The sister she never had

NH woman, 85, has DNA analyzed, discovers 96-year-old Uxbridge woman is sister she never knew

Alison Bosma, MetroWest Daily News
Uxbridge resident Harriet Curry, 96, and her sister Betsy Baker, 85, of Exeter, New Hampshire, talk about being sisters in Uxbridge on Monday. [Daily News and Wicked Local Photo/Dan Holmes]

UXBRIDGE — When Betsy Baker of Exeter, New Hampshire, had her DNA tested, she had hoped to learn more about her past. But the test results brought a big surprise — she had a sister she never knew about.

At 96 years old, Harriet Curry of Uxbridge was equally surprised when she found out about Baker.

“We’re happy we found one another,” Curry said Monday afternoon.

Curry and her newfound sister chatted over post-lunch snacks in Uxbridge on Monday. Baker, 85, had traveled from her home in New Hampshire, to visit. It was the second time the pair got together since Baker discovered she had another sister.

“It was just a feeling I had,” Baker said, of inconsistencies in her known family history. She remembered thinking, “The only way I’m ever going to find out is if I get my DNA done.”

A cousin had taken a DNA test and found no relation to Baker. Baker then used kits from three different DNA testing companies — Ancestry, 23 and Me, and Family Tree.

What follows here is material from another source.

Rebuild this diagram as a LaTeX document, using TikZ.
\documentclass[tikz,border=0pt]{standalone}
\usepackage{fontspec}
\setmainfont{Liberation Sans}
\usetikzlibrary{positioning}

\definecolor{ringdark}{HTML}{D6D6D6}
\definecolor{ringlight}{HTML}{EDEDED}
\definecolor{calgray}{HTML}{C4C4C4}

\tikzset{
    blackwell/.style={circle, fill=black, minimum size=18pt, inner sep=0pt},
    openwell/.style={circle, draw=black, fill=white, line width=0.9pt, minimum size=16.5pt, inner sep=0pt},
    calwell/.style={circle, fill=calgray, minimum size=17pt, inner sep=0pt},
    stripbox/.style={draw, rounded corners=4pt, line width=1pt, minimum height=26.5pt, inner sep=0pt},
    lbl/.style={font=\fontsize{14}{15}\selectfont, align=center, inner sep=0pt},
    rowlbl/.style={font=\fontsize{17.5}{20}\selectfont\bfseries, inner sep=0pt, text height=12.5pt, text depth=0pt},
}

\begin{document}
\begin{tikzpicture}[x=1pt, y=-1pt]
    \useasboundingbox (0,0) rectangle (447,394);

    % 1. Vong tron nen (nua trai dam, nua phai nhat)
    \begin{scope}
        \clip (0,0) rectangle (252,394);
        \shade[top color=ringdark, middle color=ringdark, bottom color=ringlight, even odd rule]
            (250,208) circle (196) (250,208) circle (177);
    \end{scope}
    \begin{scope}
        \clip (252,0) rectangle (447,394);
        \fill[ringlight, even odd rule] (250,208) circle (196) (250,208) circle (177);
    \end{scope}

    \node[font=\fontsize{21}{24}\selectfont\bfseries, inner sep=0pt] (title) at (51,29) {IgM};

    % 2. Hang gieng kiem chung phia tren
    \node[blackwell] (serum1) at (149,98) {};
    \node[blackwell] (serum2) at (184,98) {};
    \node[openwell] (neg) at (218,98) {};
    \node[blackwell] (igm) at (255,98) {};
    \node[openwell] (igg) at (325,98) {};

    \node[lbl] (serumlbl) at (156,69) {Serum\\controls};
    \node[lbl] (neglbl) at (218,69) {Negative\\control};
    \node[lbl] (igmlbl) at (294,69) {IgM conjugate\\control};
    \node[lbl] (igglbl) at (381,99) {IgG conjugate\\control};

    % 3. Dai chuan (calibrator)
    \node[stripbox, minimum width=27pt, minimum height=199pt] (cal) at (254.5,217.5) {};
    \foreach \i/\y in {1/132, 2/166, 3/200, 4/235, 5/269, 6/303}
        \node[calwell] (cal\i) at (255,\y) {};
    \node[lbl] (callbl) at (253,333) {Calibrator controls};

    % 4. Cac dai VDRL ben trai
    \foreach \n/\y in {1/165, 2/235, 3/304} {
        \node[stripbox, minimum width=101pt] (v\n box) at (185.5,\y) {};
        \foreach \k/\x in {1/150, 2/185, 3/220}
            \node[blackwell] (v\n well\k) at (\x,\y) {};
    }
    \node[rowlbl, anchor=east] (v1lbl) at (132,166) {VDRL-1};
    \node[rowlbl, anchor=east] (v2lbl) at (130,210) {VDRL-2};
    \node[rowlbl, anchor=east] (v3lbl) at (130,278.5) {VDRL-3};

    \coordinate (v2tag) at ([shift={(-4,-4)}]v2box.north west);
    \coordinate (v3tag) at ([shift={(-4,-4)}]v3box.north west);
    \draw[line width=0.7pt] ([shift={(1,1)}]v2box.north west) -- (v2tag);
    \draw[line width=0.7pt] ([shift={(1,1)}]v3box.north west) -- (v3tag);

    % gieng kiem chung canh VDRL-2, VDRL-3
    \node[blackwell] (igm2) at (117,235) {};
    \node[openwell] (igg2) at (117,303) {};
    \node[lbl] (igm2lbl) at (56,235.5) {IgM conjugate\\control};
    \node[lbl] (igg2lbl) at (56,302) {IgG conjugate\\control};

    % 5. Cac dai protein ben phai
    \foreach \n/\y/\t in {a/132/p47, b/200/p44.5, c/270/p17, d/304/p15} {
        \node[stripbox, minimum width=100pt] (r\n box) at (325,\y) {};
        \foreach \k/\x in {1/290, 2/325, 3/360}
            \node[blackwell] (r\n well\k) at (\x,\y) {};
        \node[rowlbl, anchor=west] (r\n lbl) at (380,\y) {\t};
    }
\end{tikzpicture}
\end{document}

“I found out my father was not my biological father,” she said, which is why her cousin's test showed no genetic connection to Baker.

Baker's mother was her biological mother, but the sisters she grew up with, she discovered, were actually half-sisters.

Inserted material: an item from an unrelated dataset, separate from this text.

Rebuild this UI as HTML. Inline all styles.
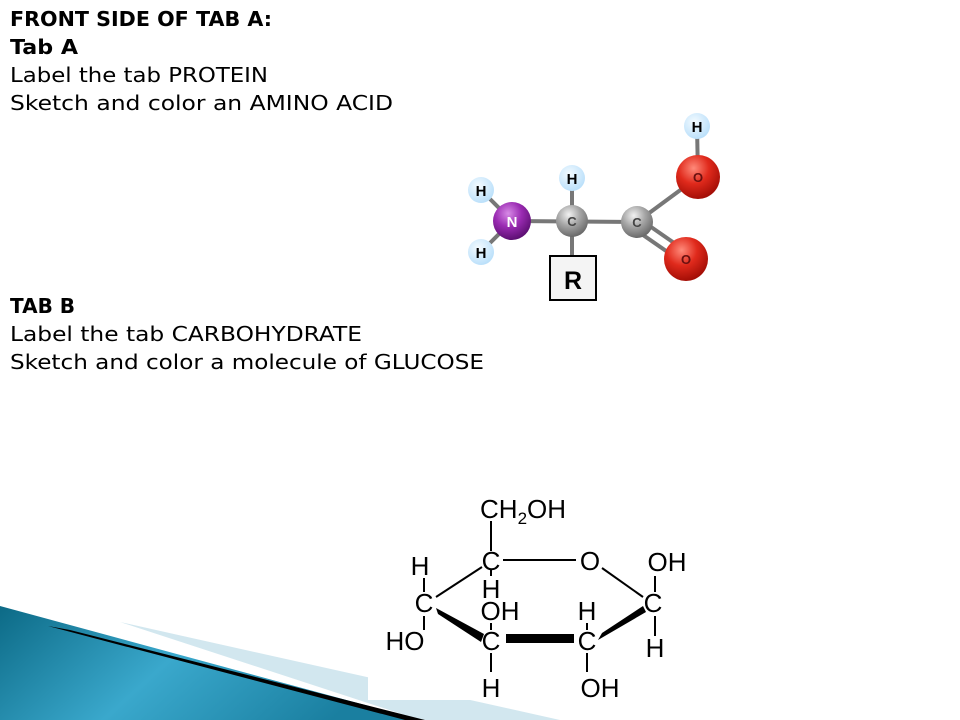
<!DOCTYPE html>
<html><head><meta charset="utf-8"><style>
html,body{margin:0;padding:0;background:#fff;width:960px;height:720px;overflow:hidden}
svg{display:block}
</style></head><body>
<svg width="960" height="720" viewBox="0 0 960 720" xmlns="http://www.w3.org/2000/svg">
<defs>
<linearGradient id="bl" x1="0" y1="0" x2="1" y2="0.3">
<stop offset="0" stop-color="#0c6a86"/><stop offset="0.5" stop-color="#3aa8cc"/><stop offset="1" stop-color="#1a7fa0"/>
</linearGradient>
<radialGradient id="gH" cx="0.4" cy="0.35" r="0.7"><stop offset="0" stop-color="#f4fbff"/><stop offset="1" stop-color="#b7defa"/></radialGradient>
<radialGradient id="gO" cx="0.4" cy="0.3" r="0.7"><stop offset="0" stop-color="#ff8a7a"/><stop offset="0.5" stop-color="#e02a1c"/><stop offset="1" stop-color="#a40e06"/></radialGradient>
<radialGradient id="gN" cx="0.4" cy="0.3" r="0.7"><stop offset="0" stop-color="#d78ae6"/><stop offset="0.5" stop-color="#9b2bb3"/><stop offset="1" stop-color="#5d0f73"/></radialGradient>
<radialGradient id="gC" cx="0.4" cy="0.3" r="0.7"><stop offset="0" stop-color="#f2f2f2"/><stop offset="0.5" stop-color="#a6a6a6"/><stop offset="1" stop-color="#6a6a6a"/></radialGradient>
</defs>

<!-- bottom-left decoration -->
<polygon points="120,622 560,720 420,720" fill="#d2e7ef"/>
<polygon points="0,606 420,720 0,720" fill="url(#bl)"/>
<polygon points="48,626 70,630 425,720 405,720" fill="#000"/>
<rect x="368" y="470" width="340" height="230" fill="#fff"/>

<!-- text -->
<g font-family="'DejaVu Sans','Liberation Sans',sans-serif" font-size="20" fill="#000">
<text x="10" y="26" font-weight="bold" textLength="262" lengthAdjust="spacingAndGlyphs">FRONT SIDE OF TAB A:</text>
<text x="10" y="54" font-weight="bold" textLength="68" lengthAdjust="spacingAndGlyphs">Tab A</text>
<text x="10" y="82" textLength="258" lengthAdjust="spacingAndGlyphs">Label the tab PROTEIN</text>
<text x="10" y="110" textLength="383" lengthAdjust="spacingAndGlyphs">Sketch and color an AMINO ACID</text>
<text x="10" y="313" font-weight="bold">TAB B</text>
<text x="10" y="341" textLength="352" lengthAdjust="spacingAndGlyphs">Label the tab CARBOHYDRATE</text>
<text x="10" y="369" textLength="474" lengthAdjust="spacingAndGlyphs">Sketch and color a molecule of GLUCOSE</text>
</g>

<!-- amino acid -->
<g stroke="#777" stroke-width="4" fill="none">
<line x1="481" y1="190" x2="512" y2="221"/>
<line x1="481" y1="252" x2="512" y2="221"/>
<line x1="512" y1="221" x2="637" y2="222"/>
<line x1="572" y1="178" x2="572" y2="258"/>
<line x1="637" y1="222" x2="698" y2="177"/>
<line x1="697" y1="126" x2="698" y2="177"/>
<line x1="633" y1="228" x2="682" y2="262"/>
<line x1="641" y1="220" x2="690" y2="254"/>
</g>
<rect x="550" y="256" width="46" height="44" fill="#f4f4f4" stroke="#000" stroke-width="2"/>
<text x="573" y="289" font-family="'Liberation Sans',sans-serif" font-weight="bold" font-size="25" text-anchor="middle">R</text>
<g font-family="'Liberation Sans',sans-serif" font-weight="bold" text-anchor="middle">
<circle cx="697" cy="126" r="13" fill="url(#gH)"/><text x="697" y="132" font-size="15">H</text>
<circle cx="572" cy="178" r="13" fill="url(#gH)"/><text x="572" y="184" font-size="15">H</text>
<circle cx="481" cy="190" r="13" fill="url(#gH)"/><text x="481" y="196" font-size="15">H</text>
<circle cx="481" cy="252" r="13" fill="url(#gH)"/><text x="481" y="258" font-size="15">H</text>
<circle cx="698" cy="177" r="22" fill="url(#gO)"/><text x="698" y="182" font-size="13" fill="#6a1010">O</text>
<circle cx="686" cy="259" r="22" fill="url(#gO)"/><text x="686" y="264" font-size="13" fill="#6a1010">O</text>
<circle cx="512" cy="221" r="19" fill="url(#gN)"/><text x="512" y="227" font-size="15" fill="#fff">N</text>
<circle cx="572" cy="221" r="16" fill="url(#gC)"/><text x="572" y="226" font-size="13" fill="#444">C</text>
<circle cx="637" cy="222" r="16" fill="url(#gC)"/><text x="637" y="227" font-size="13" fill="#444">C</text>
</g>

<!-- glucose -->
<g stroke="#000" stroke-width="2" fill="none">
<line x1="491" y1="521" x2="491" y2="551"/>
<line x1="503" y1="560" x2="576" y2="560"/>
<line x1="602" y1="568" x2="643" y2="597"/>
<line x1="482" y1="567" x2="436" y2="597"/>
<line x1="424" y1="578" x2="424" y2="592"/>
<line x1="424" y1="616" x2="424" y2="630"/>
<line x1="491" y1="569" x2="491" y2="576"/>
<line x1="491" y1="623" x2="491" y2="630"/>
<line x1="491" y1="653" x2="491" y2="672"/>
<line x1="587" y1="623" x2="587" y2="630"/>
<line x1="587" y1="653" x2="587" y2="672"/>
<line x1="655" y1="576" x2="655" y2="592"/>
<line x1="655" y1="616" x2="655" y2="636"/>
</g>
<polygon points="436,608 438,614 481,642 484,634" fill="#000"/>
<rect x="506" y="634" width="68" height="9" fill="#000"/>
<polygon points="598,640 602,633 643,606 646,612" fill="#000"/>
<g font-family="'Liberation Sans',sans-serif" font-size="26" fill="#000" text-anchor="middle">
<text x="480" y="518" text-anchor="start">CH<tspan font-size="17" dy="6">2</tspan><tspan dy="-6">OH</tspan></text>
<text x="491" y="570">C</text>
<text x="590" y="570">O</text>
<text x="667" y="571">OH</text>
<text x="420" y="575">H</text>
<text x="491" y="598">H</text>
<text x="424" y="612">C</text>
<text x="500" y="620">OH</text>
<text x="587" y="620">H</text>
<text x="653" y="612">C</text>
<text x="405" y="650">HO</text>
<text x="491" y="650">C</text>
<text x="587" y="650">C</text>
<text x="655" y="657">H</text>
<text x="491" y="697">H</text>
<text x="600" y="697">OH</text>
</g>
</svg>
</body></html>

Two years of on-and-off digging led her to Curry’s granddaughter, Laurie Tedeschi, of Blackstone.

“‘I don’t know how to say this to you, but I think you’re my niece,’” Baker remembers saying to Tedeschi the first time they spoke.

Coincidentally, Baker's hometown of Exeter, New Hampshire, just happened to be the next town over from where Tedeschi’s family camps every summer. The pair met in person in July.

“DNA is really changing the world,” Tedeschi said.

When Curry, back in Uxbridge, first heard the news, she was shocked and in denial.

“Oh my God, I didn’t believe it,” she said. She remembered thinking, “My father wouldn’t do that. He didn’t have time.”

Her mother died when Curry and her sisters were young, and the three girls kept their father busy.

“My father raised us three children like he promised my mother,” Curry said.

He was a single man, she admitted. The widower must have met Baker’s mother when Curry was about 11 years old, Curry and Baker agreed. It’s not clear, they said Monday, if he ever knew he had another daughter, though Baker thinks there’s a chance her mother tried to tell him.

After the initial shock wore off, Curry didn’t want Baker to remain a secret.

“The next thing I know, she’s telling everyone in the building, ‘this is my sister,’” Tedeschi said, and asking when Baker was coming to visit.

The reunion is bittersweet. Curry's and Baker's other siblings have all died.

“After all of that we found one another,” Curry said, looking at her sister, “and I love her, too.”

The sisters’ future relationship is unsure, but family members said they can likely meet at least once every year, when Tedeschi’s family, including Curry, takes their annual summer camping trip.

“It’s nice to have a sister,” Curry said, with a mischievous grin. “She’s younger, and I can boss her around.”